Before the pandemic, 72 percent of credit unions were ramping up digital services for consumer cards, according to PYMTS Credit Union Tracker®. 48 percent had an interest in notifications and alerts, while 42 percent were interested in instant issuance to digital wallets.

That all changed with the pandemic as consumer spending and saving behavior transitioned to being more conservative. This also resulted in consumers favoring debit cards over credit cards.

“Many CUs’ credit innovation plans ground to a halt when the health crisis began, however,” according to PYMNTS’ Credit Union Tracker® done in collaboration with PSCU. “More than 40 million U.S. consumers filed for jobless benefits between January and July, and even those who have remained employed are significantly altering their spending. Credit products often carry debt and fees, and consumers are generally less inclined to use such solutions when they are on uneven financial footing.”
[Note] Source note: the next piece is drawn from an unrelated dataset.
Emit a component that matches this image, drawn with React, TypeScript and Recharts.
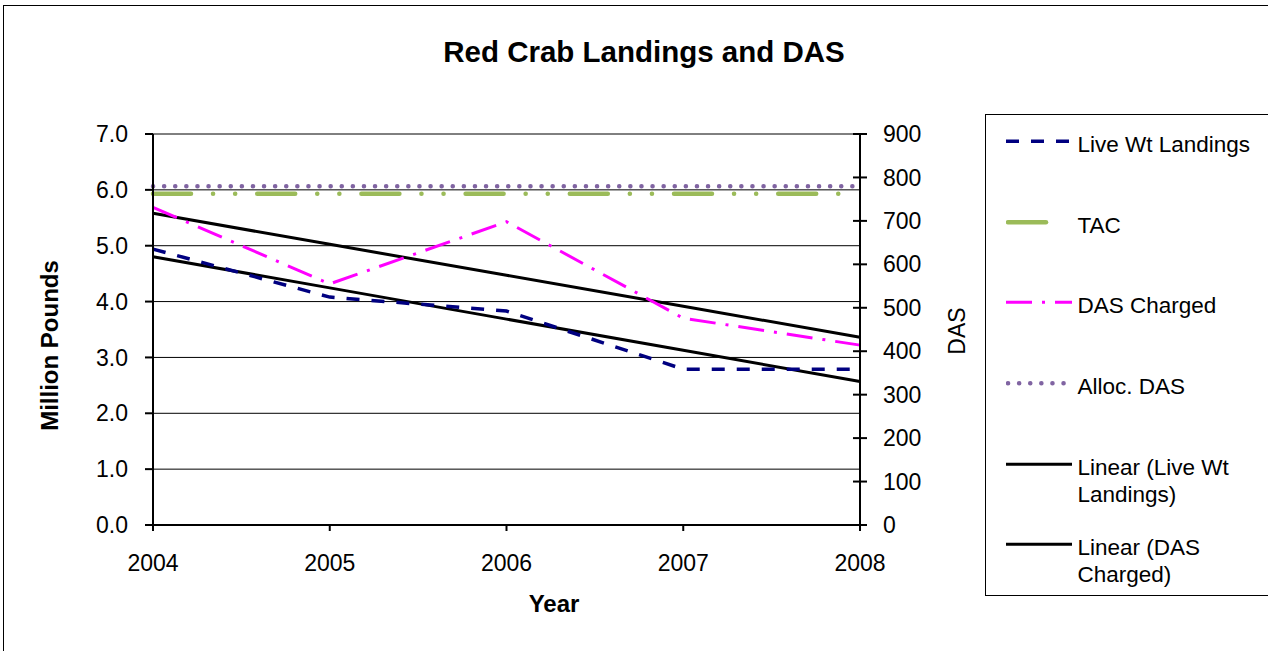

Not surprisingly, consumers are making more use of contactless payments. These are payments that include digital wallets (used with mobile phones) and cards that can be tapped or waved over a payment point. Credit unions that continue to enhance their contactless consumer experience will have an advantage over those credit unions that don't.

Consumers are certainly still spending. PYMNTS said that credit union member spending at Amazon is up 94 percent on debit cards and 55 percent on credit cards, year-over-year during the pandemic.

The consumer spending trend to debit is expected to be temporary. It is more a result of consumers moving away from any potential fees and expansion of debt. As jobs come back, credit should regain its crown as the top spending choice by consumers.

The latest BEA (Bureau of Economic Analysis) data shows a steady decline in consumer savings rates since July 2020:

  • October 2020    13.6
  • September 2020    14.6
  • August 2020    15.1
  • July 2020    18.6

This despite personal income and disposable personal income both decreasing. The decrease in savings rates may be linked to consumers using savings to fund their spending.